Llevo casi una vida entera luchando contra el machismo. Después de los tantos padecimientos que me hizo sufrir, me esmero en detectar su vasto arsenal de prejuicios, su ejército de estereotipos, su rústica fijación de roles. Para el hombre, la toma de iniciativas, la intrínseca desenvoltura, la reciedumbre y el ser siempre sujeto activo, el deber de parar la olla, la prohibición de la debilidad (so pena de mariconerismo). Para la mujer, la casa y los hijos, la pasividad casi inerte, el quedar siempre a merced, el verse una y otra vez afectada sin poder nunca afectar. Somos legión los perjudicados por este reparto de papeles, aunque son legión también aquellos a quienes les sienta.
Es de imaginarse, por ende, la mala sangre que me estuve haciendo en estos días. Pues en nombre de una causa sin dudas inapelable (el rechazo de esas violencias cuya aberrante culminación son los femicidios) brillaron por su presencia los más burdos lugares comunes del repertorio del patriarcado. Y lo hicieron de la manera más artera: disfrazados de reivindicación de género, camuflados entre las consignas de lucha.

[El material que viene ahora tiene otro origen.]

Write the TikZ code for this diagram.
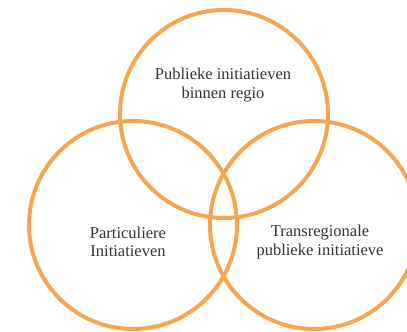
\documentclass[tikz,border=0pt]{standalone}
\usepackage{fontspec}
\setmainfont{Liberation Serif}
\usepackage{xcolor}
\usepackage{tikz}
\usetikzlibrary{positioning}
\definecolor{ringorange}{HTML}{F8A552}
\definecolor{textgray}{HTML}{333333}
\tikzstyle{ring} = [circle, draw=ringorange, line width=4pt, minimum size=208pt, inner sep=0pt]
\tikzstyle{label} = [align=center, text=textgray, font=\fontsize{16.5}{18.5}\selectfont]

\begin{document}
\begin{tikzpicture}[x=1pt,y=-1pt]
		\useasboundingbox (0,0) rectangle (407,332);
		\node (top) [ring] at (224,114) {};
		\node (left) [ring] at (133,225) {};
		\node (right) [ring] at (314,225) {};
		\node (toptext) [label] at (223,85) {Publieke initiatieven\\binnen regio};
		\node (lefttext) [label] at (128,242) {Particuliere\\Initiatieven};
		\node (righttext) [label] at (320,242) {Transregionale\\publieke initiatieve};
	\end{tikzpicture}
\end{document}
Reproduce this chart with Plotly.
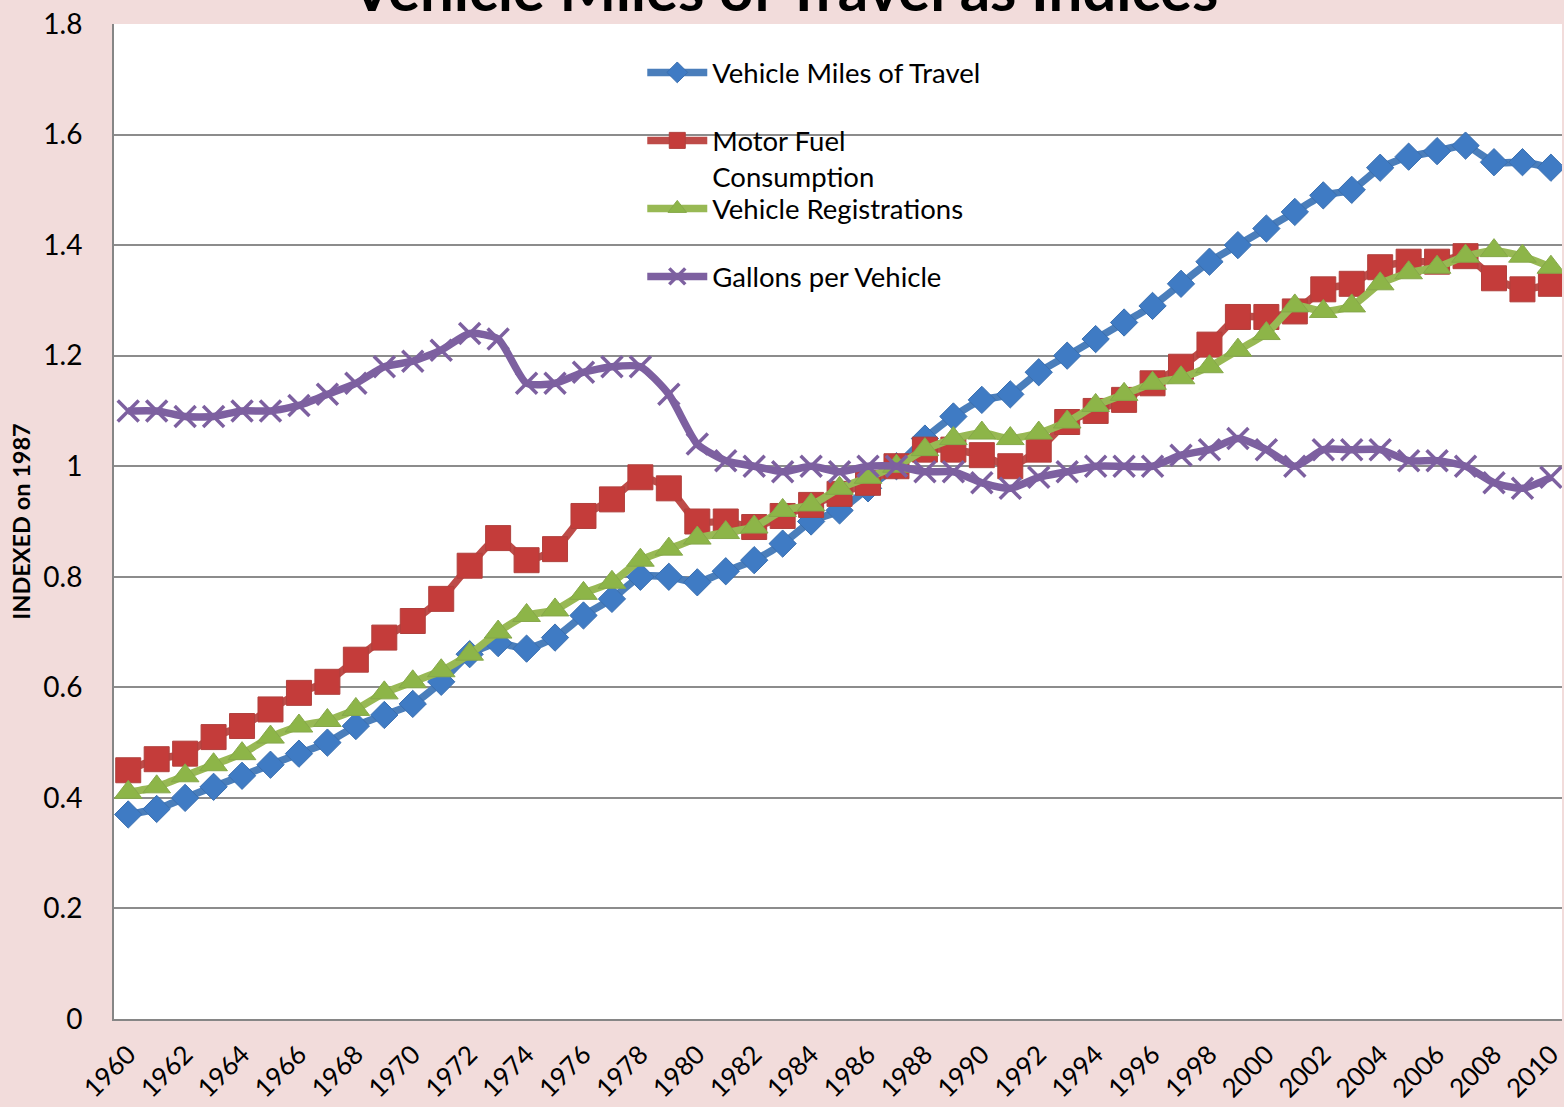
import plotly.graph_objects as go

years = list(range(1960, 2011))

vmt = [0.37, 0.38, 0.40, 0.42, 0.44, 0.46, 0.48, 0.50, 0.53, 0.55,
       0.57, 0.61, 0.66, 0.68, 0.67, 0.69, 0.73, 0.76, 0.80, 0.80,
       0.79, 0.81, 0.83, 0.86, 0.90, 0.92, 0.96, 1.00, 1.05, 1.09,
       1.12, 1.13, 1.17, 1.20, 1.23, 1.26, 1.29, 1.33, 1.37, 1.40,
       1.43, 1.46, 1.49, 1.50, 1.54, 1.56, 1.57, 1.58, 1.55, 1.55,
       1.54]

fuel = [0.45, 0.47, 0.48, 0.51, 0.53, 0.56, 0.59, 0.61, 0.65, 0.69,
        0.72, 0.76, 0.82, 0.87, 0.83, 0.85, 0.91, 0.94, 0.98, 0.96,
        0.90, 0.90, 0.89, 0.91, 0.93, 0.95, 0.97, 1.00, 1.03, 1.03,
        1.02, 1.00, 1.03, 1.08, 1.10, 1.12, 1.15, 1.18, 1.22, 1.27,
        1.27, 1.28, 1.32, 1.33, 1.36, 1.37, 1.37, 1.38, 1.34, 1.32,
        1.33]

registrations = [0.41, 0.42, 0.44, 0.46, 0.48, 0.51, 0.53, 0.54, 0.56, 0.59,
                 0.61, 0.63, 0.66, 0.70, 0.73, 0.74, 0.77, 0.79, 0.83, 0.85,
                 0.87, 0.88, 0.89, 0.92, 0.93, 0.96, 0.98, 1.00, 1.03, 1.05,
                 1.06, 1.05, 1.06, 1.08, 1.11, 1.13, 1.15, 1.16, 1.18, 1.21,
                 1.24, 1.29, 1.28, 1.29, 1.33, 1.35, 1.36, 1.38, 1.39, 1.38,
                 1.36]

gallons = [1.10, 1.10, 1.09, 1.09, 1.10, 1.10, 1.11, 1.13, 1.15, 1.18,
           1.19, 1.21, 1.24, 1.23, 1.15, 1.15, 1.17, 1.18, 1.18, 1.13,
           1.04, 1.01, 1.00, 0.99, 1.00, 0.99, 1.00, 1.00, 0.99, 0.99,
           0.97, 0.96, 0.98, 0.99, 1.00, 1.00, 1.00, 1.02, 1.03, 1.05,
           1.03, 1.00, 1.03, 1.03, 1.03, 1.01, 1.01, 1.00, 0.97, 0.96,
           0.98]

series_names = ["Vehicle Miles of Travel", "Motor Fuel<br>Consumption",
                "Vehicle Registrations", "Gallons per Vehicle"]
tick_years = list(range(1960, 2011, 2))
y_ticks = [0, 0.2, 0.4, 0.6, 0.8, 1, 1.2, 1.4, 1.6, 1.8]
y_ticktext = ["0", "0.2", "0.4", "0.6", "0.8", "1", "1.2", "1.4", "1.6", "1.8"]
title_text = "Vehicle Miles of Travel as Indices"
y_title = "INDEXED on 1987"

FONT = "Lato"
W, H = 1564, 1107
M_L, M_T, M_B = 114, 24, 88
PLOT_W = W - M_L
PLOT_H = H - M_T - M_B

fig = go.Figure()

styles = [
    dict(data=vmt, line="#4A7EBB", marker=dict(symbol="diamond", size=21, color="#3F7BC4",
                                                  line=dict(width=1, color="#3A6FB0"))),
    dict(data=fuel, line="#BE4B48", marker=dict(symbol="square", size=25, color="#C43C3A",
                                                   line=dict(width=1, color="#B0403D"))),
    dict(data=registrations, line="#98B954", marker=dict(symbol="triangle-up", size=24, color="#8DB548",
                                                            line=dict(width=1, color="#86A84A"))),
    dict(data=gallons, line="#7D60A0", marker=dict(symbol="x-thin-open", size=21, color="#7D60A0",
                                                      line=dict(width=3.5, color="#7D60A0"))),
]

# legend entry positions (pixels from top of figure) of each entry's first text line
legend_tops = [48, 116, 184, 252]
legend_ids = ["legend", "legend2", "legend3", "legend4"]

for i, (name, st) in enumerate(zip(series_names, styles)):
    fig.add_trace(go.Scatter(
        x=years, y=st["data"], name=name, mode="lines+markers",
        line=dict(color=st["line"], width=7.5, shape="spline", smoothing=0.6),
        marker=st["marker"], legend=legend_ids[i],
    ))

fig.add_annotation(
    text=title_text, xref="paper", yref="paper", x=0.4625, y=1 - 2.5 / PLOT_H,
    xanchor="center", yanchor="bottom", showarrow=False,
    font=dict(family=FONT, size=60, color="#000000", weight="bold"),
)

legend_common = dict(xanchor="left", yanchor="top", bgcolor="rgba(0,0,0,0)",
                     itemwidth=60, valign="top",
                     font=dict(family=FONT, size=27.5, color="#000000"))
leg_x = (643 - M_L) / PLOT_W
legend_layout = {}
for lid, top in zip(legend_ids, legend_tops):
    legend_layout[lid] = dict(x=leg_x, y=1 - (top - M_T) / PLOT_H, **legend_common)

fig.update_layout(
    width=W, height=H,
    margin=dict(l=M_L, r=0, t=M_T, b=M_B),
    paper_bgcolor="#F2DCDB", plot_bgcolor="#FFFFFF",
    font=dict(family=FONT, size=26, color="#000000"),
    showlegend=True,
    **legend_layout,
    xaxis=dict(range=[1959.5, 2010.39], tickmode="array", tickvals=tick_years,
               ticktext=[str(y) for y in tick_years], tickangle=-45,
               showgrid=False, showline=True, linecolor="#868686", linewidth=2,
               ticks="", ticklabelstandoff=8, zeroline=False,
               ticklabeloverflow="allow",
               tickfont=dict(family=FONT, size=26)),
    yaxis=dict(range=[0, 1.8], tickmode="array", tickvals=y_ticks, ticktext=y_ticktext,
               showgrid=True, gridcolor="#8C8C8C", gridwidth=1.5,
               showline=True, linecolor="#868686", linewidth=2, zeroline=False,
               ticks="", ticklabelstandoff=24,
               tickfont=dict(family=FONT, size=28),
               title=dict(text=y_title, standoff=6,
                          font=dict(family=FONT, size=23.5, weight="bold"))),
)

fig.write_html("out.html", config={"displayModeBar": False},
               post_script="document.body.style.margin='0';document.body.style.overflow='hidden';")
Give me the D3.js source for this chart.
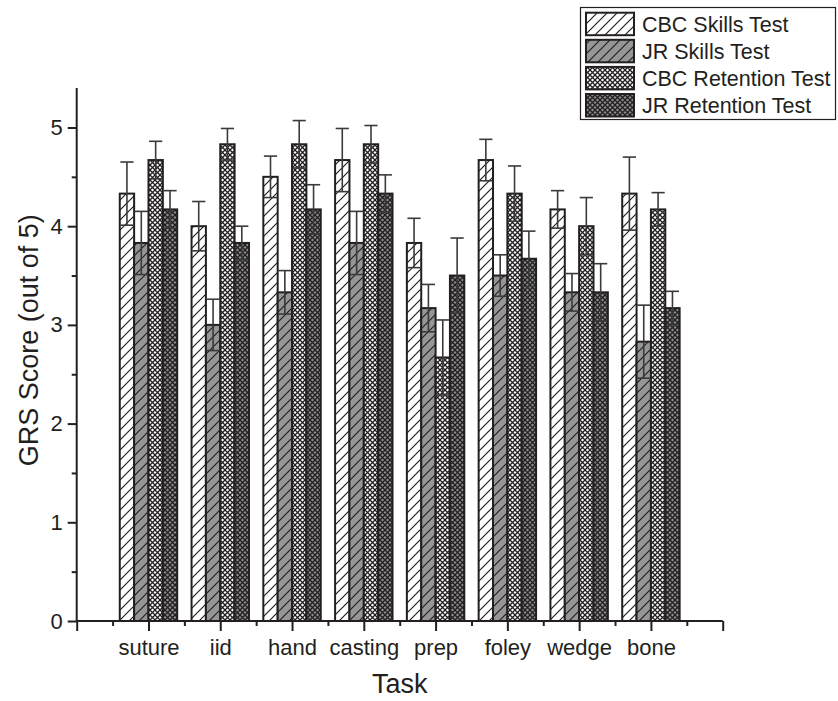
<!DOCTYPE html>
<html>
<head>
<meta charset="utf-8">
<script src="https://cdn.jsdelivr.net/npm/d3@7"></script>
<style>
  html, body { margin: 0; padding: 0; background: #fff; }
  svg { display: block; font-family: "Liberation Sans", Arial, sans-serif; }
</style>
</head>
<body>
<svg id="chart" width="838" height="701"></svg>
<script>
// ---- data ----
const categories = ["suture", "iid", "hand", "casting", "prep", "foley", "wedge", "bone"];
const seriesNames = ["CBC Skills Test", "JR Skills Test", "CBC Retention Test", "JR Retention Test"];
const cbcSkills    = [4.33, 4.00, 4.50, 4.67, 3.83, 4.67, 4.17, 4.33];
const cbcSkillsErr = [0.32, 0.25, 0.21, 0.32, 0.25, 0.21, 0.19, 0.37];
const jrSkills     = [3.83, 3.00, 3.33, 3.83, 3.17, 3.50, 3.33, 2.83];
const jrSkillsErr  = [0.32, 0.26, 0.22, 0.32, 0.24, 0.21, 0.19, 0.37];
const cbcRet       = [4.67, 4.83, 4.83, 4.83, 2.67, 4.33, 4.00, 4.17];
const cbcRetErr    = [0.19, 0.16, 0.24, 0.19, 0.38, 0.28, 0.29, 0.17];
const jrRet        = [4.17, 3.83, 4.17, 4.33, 3.50, 3.67, 3.33, 3.17];
const jrRetErr     = [0.19, 0.17, 0.25, 0.19, 0.38, 0.28, 0.29, 0.17];
const yTicks = [0, 1, 2, 3, 4, 5];
const yMinorTicks = [0.5, 1.5, 2.5, 3.5, 4.5];

const seriesValues = [cbcSkills, jrSkills, cbcRet, jrRet];
const seriesErrs = [cbcSkillsErr, jrSkillsErr, cbcRetErr, jrRetErr];
const patternIds = ["hatchWhite", "hatchGray", "crossWhite", "crossGray"];

const ink = "#231f20";
const svg = d3.select("#chart");

// ---- patterns ----
const defs = svg.append("defs");
function hatch(id, bg) {
  const p = defs.append("pattern").attr("id", id).attr("patternUnits", "userSpaceOnUse")
    .attr("width", 10).attr("height", 10);
  p.append("rect").attr("width", 10).attr("height", 10).attr("fill", bg);
  p.append("path").attr("d", "M-2,12 L12,-2 M-2,2 L2,-2 M8,12 L12,8")
    .attr("stroke", ink).attr("stroke-width", 1.2).attr("fill", "none");
}
function cross(id, bg) {
  const s = 5;
  const p = defs.append("pattern").attr("id", id).attr("patternUnits", "userSpaceOnUse")
    .attr("width", s).attr("height", s);
  p.append("rect").attr("width", s).attr("height", s).attr("fill", bg);
  p.append("path").attr("d", `M0,0 L${s},${s} M${s},0 L0,${s}`)
    .attr("stroke", ink).attr("stroke-width", 1.3).attr("fill", "none");
}
hatch("hatchWhite", "#ffffff");
hatch("hatchGray", "#969696");
cross("crossWhite", "#ffffff");
cross("crossGray", "#8c8c8c");

// ---- scales ----
const x = d3.scaleLinear().domain([0, 9]).range([76.7, 722.7]);
const y = d3.scaleLinear().domain([0, 5.4]).range([621, 88]);
const barW = x(0.2) - x(0);

// ---- bars ----
const data = [];
categories.forEach((c, i) => {
  seriesValues.forEach((vals, k) => {
    data.push({ cat: i, k, v: vals[i], e: seriesErrs[k][i] });
  });
});

const g = svg.append("g");
g.selectAll("rect.bar").data(data).enter().append("rect")
  .attr("class", "bar")
  .attr("x", d => x(d.cat + 1 + (d.k - 2) * 0.2))
  .attr("y", d => y(d.v))
  .attr("width", barW)
  .attr("height", d => y(0) - y(d.v))
  .attr("fill", d => `url(#${patternIds[d.k]})`)
  .attr("stroke", ink)
  .attr("stroke-width", 2);

// ---- error bars ----
const capHalf = 6.6;
const cx = d => x(d.cat + 1 + (d.k - 1.5) * 0.2);
const eb = g.selectAll("g.err").data(data).enter().append("g").attr("class", "err")
  .attr("stroke", "#3a3a3a").attr("stroke-width", 1.6);
eb.append("line")
  .attr("x1", cx).attr("x2", cx)
  .attr("y1", d => y(d.v + d.e)).attr("y2", d => y(d.v - d.e));
eb.append("line")
  .attr("x1", d => cx(d) - capHalf).attr("x2", d => cx(d) + capHalf)
  .attr("y1", d => y(d.v + d.e)).attr("y2", d => y(d.v + d.e));
eb.append("line")
  .attr("x1", d => cx(d) - capHalf).attr("x2", d => cx(d) + capHalf)
  .attr("y1", d => y(d.v - d.e)).attr("y2", d => y(d.v - d.e));

// ---- axes ----
function styleAxis(sel) {
  sel.select(".domain").attr("stroke", ink).attr("stroke-width", 2);
  sel.selectAll(".tick line").attr("stroke", ink).attr("stroke-width", 2);
  sel.selectAll("text").attr("fill", ink).style("font-size", "22px")
    .style("font-family", '"Liberation Sans", Arial, sans-serif');
}
const xMajor = d3.range(0, 10);
const xMinor = d3.range(0.5, 9, 1);
const xa = svg.append("g").attr("transform", `translate(0,${y(0)})`)
  .call(d3.axisBottom(x).tickValues(xMajor).tickSize(10).tickPadding(8)
    .tickFormat(d => (d >= 1 && d <= 8) ? categories[d - 1] : ""));
styleAxis(xa);
const xm = svg.append("g").attr("transform", `translate(0,${y(0)})`)
  .call(d3.axisBottom(x).tickValues(xMinor).tickSize(5).tickFormat(""));
styleAxis(xm);
xm.select(".domain").remove();

const ya = svg.append("g").attr("transform", `translate(${x(0)},0)`)
  .call(d3.axisLeft(y).tickValues(yTicks).tickSize(9).tickPadding(5).tickFormat(d3.format("d")));
styleAxis(ya);
const ym = svg.append("g").attr("transform", `translate(${x(0)},0)`)
  .call(d3.axisLeft(y).tickValues(yMinorTicks).tickSize(5).tickFormat(""));
styleAxis(ym);
ym.select(".domain").remove();
ya.select(".domain").attr("d", `M0,${y(5.4)}V${y(0)}`);
xa.select(".domain").attr("d", `M${x(0)},0H${x(9)}`);

// ---- titles ----
svg.append("text").attr("x", x(4.5)).attr("y", 693).attr("text-anchor", "middle")
  .attr("fill", ink).style("font-size", "27px").text("Task");
svg.append("text").attr("transform", `translate(38,${(y(0) + y(5)) / 2 - 34}) rotate(-90)`)
  .attr("text-anchor", "middle").attr("fill", ink).style("font-size", "27px")
  .text("GRS Score (out of 5)");

// ---- legend ----
const lg = svg.append("g");
lg.append("rect").attr("x", 580.5).attr("y", 7.5).attr("width", 255).attr("height", 112)
  .attr("fill", "#fff").attr("stroke", ink).attr("stroke-width", 1.2);
seriesNames.forEach((name, k) => {
  const top = 12.7 + k * 27.1;
  lg.append("rect").attr("x", 586).attr("y", top).attr("width", 48).attr("height", 22.5)
    .attr("fill", `url(#${patternIds[k]})`).attr("stroke", ink).attr("stroke-width", 2);
  lg.append("text").attr("x", 642).attr("y", top + 19.3).attr("fill", ink)
    .style("font-size", "21.5px").text(name);
});
</script>
</body>
</html>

El progresismo ñoño y el conservadurismo confeso se reunieron una vez más para enarbolar con gran fervor lo que es estrictamente obvio y acallar o dejar a un lado lo que exige debates a fondo (la legalización del aborto, la feroz discriminación de género que impera en la justicia de familia, la impune violencia doméstica ejercida contra niños y niñas). Por suerte me encontré también con intervenciones como la de Albertina Carri, con un texto rabioso y agresivo que asume la propia violencia, o como la de Andrea D’Atri, con un texto publicado en Diario de Izquierda en el que pone la causa de la emancipación de las mujeres en un contexto de emancipación social general, y otros pocos más que me hicieron pensar que, pese a todo, el machismo se acabará alguna vez. Aunque siga hoy por hoy imperando justo ahí donde menos se piensa.